C’est un avis très attendu. La Cour de cassation se prononce mercredi 17 juillet sur le barème prud’homal pour licenciement abusif. La décision de la haute juridiction pourrait sonner le glas de ce dispositif décrié par les syndicats ou au contraire le valider, comme l’espèrent le gouvernement et le patronat. Elle pourrait aussi choisir de ne pas se prononcer sur le fond, en estimant ne pas être compétente sur ce dossier.

A supposer qu’elle se saisisse, la Cour de cassation dira si le plafonnement des indemnités pour licenciement sans cause réelle et sérieuse est conforme à des textes internationaux ratifiés par la France. Depuis les ordonnances réformant le Code du travail fin 2017, le plafond se situe entre un et vingt mois de salaire brut, en fonction de l’ancienneté.

Auparavant, les juges étaient libres de fixer les montants, allant jusqu’à 30 mois de salaires pour 30 ans d’ancienneté. Il y avait également un plancher de six mois de salaire pour les employés avec plus de deux ans d’expérience dans une société de plus de dix salariés.

Réparer le préjudice subi

Depuis fin 2018, pour une vingtaine d’affaires – selon une association d’avocats –, des conseillers prud’homaux sont passés outre, considérant que le barème ne réparait pas le préjudice subi. Deux d’entre elles ont été renvoyées en appel, avec des décisions attendues le 25 septembre, l’une à Paris, l’autre à Reims.

Sans attendre un éventuel pourvoi, les conseils de prud’hommes de Louviers (Eure) et Toulouse ont sollicité dès avril l’avis de la Cour de cassation pour savoir si le barème était conforme aux textes internationaux.

Ils avancent l’article 10 de la convention 158 de l’Organisation internationale du travail (OIT) de 1982, disposant qu’en cas de licenciement injustifié les juges doivent « être habilités à ordonner le versement d’une indemnité adéquate ou toute autre forme de réparation considérée comme appropriée ». Et l’article 24 de la Charte sociale européenne du 3 mai 1996 indique que les travailleurs ont droit à une « indemnité adéquate ou à une autre réparation appropriée » en cas de licenciement.
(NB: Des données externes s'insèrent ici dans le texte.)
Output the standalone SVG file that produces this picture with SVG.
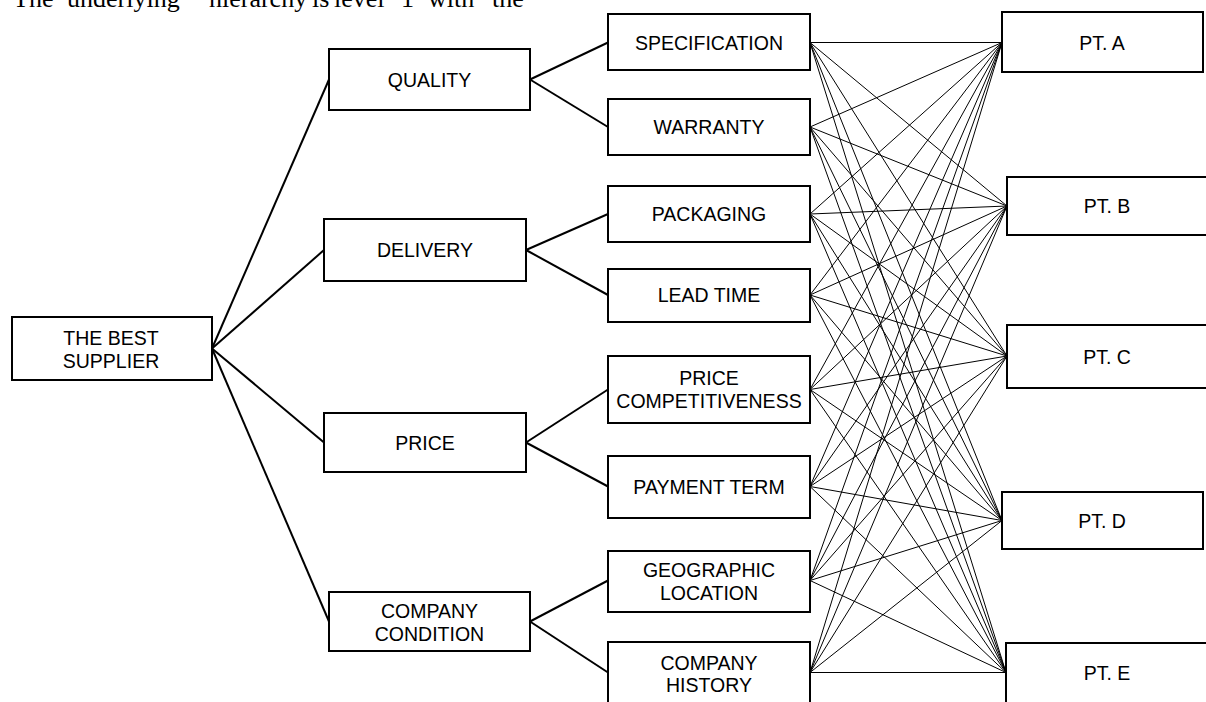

Le conseil de Louviers a aussi évoqué l’article 6 de la Convention européenne des droits de l’Homme sur le « droit à un procès équitable ».

Le 8 juillet, signe de l’importance du dossier, la Cour de cassation y a consacré une séance plénière, en réunissant toutes ses chambres. Les avocats de salariés ont alors critiqué un barème « injuste », qui « sécurise l’employeur fautif ». Me Thomas Haas a aussi mis en avant la baisse « marquée » des contentieux aux prud’hommes, « jusqu’à - 40 % dans certains conseils » en 2018, et en a déduit que ce dispositif « dissuade le salarié de saisir la justice ».

« A ancienneté égale, un salarié de 51 ans peu qualifié dans un bassin d’emploi sinistré et un salarié de 35 ans très qualifié vivant dans un bassin d’emploi très dynamique auront la même indemnité, alors que le préjudice est plus important pour le premier », a relevé Me Manuela Grévy.

Les représentants des employeurs ont, eux, jugé « trop floues » les notions d’indemnité « adéquate » et « appropriée » figurant dans les textes internationaux. Le barème, « équilibré » en France, est « une tendance lourde en Europe et l’OIT n’a jamais eu de commentaire désobligeant à ce propos », a assuré Me François Pinatel.

Des « termes volontairement vagues »

Autres arguments : il n’est pas appliqué en cas de harcèlement moral ou de discrimination ; le licencié peut prétendre à un revenu de remplacement, « généreux » selon Me Pinatel, avec l’allocation-chômage ; la Charte 24 ne peut être appliquée aux « personnes physiques et morales » selon Me Jean-Jacques Gatineau ; le salarié peut être réintégré dans l’entreprise.

L’avocate générale, Catherine Courcol-Bouchard, a jugé le barème conforme à l’article OIT, rédigé dans des « termes volontairement vagues » pour laisser aux Etats une marge de manœuvre, selon elle. Elle a jugé « irrecevable » le recours à la Charte sociale et s’est dite « perplexe » quant à la référence à l’article 6 de la Convention des droits de l’homme. « Le rôle du juge n’est pas de dire si une mesure est bonne ou mauvaise », a-t-elle souligné.

Les positions des avocats généraux ne sont pas toujours suivies par la Cour de cassation.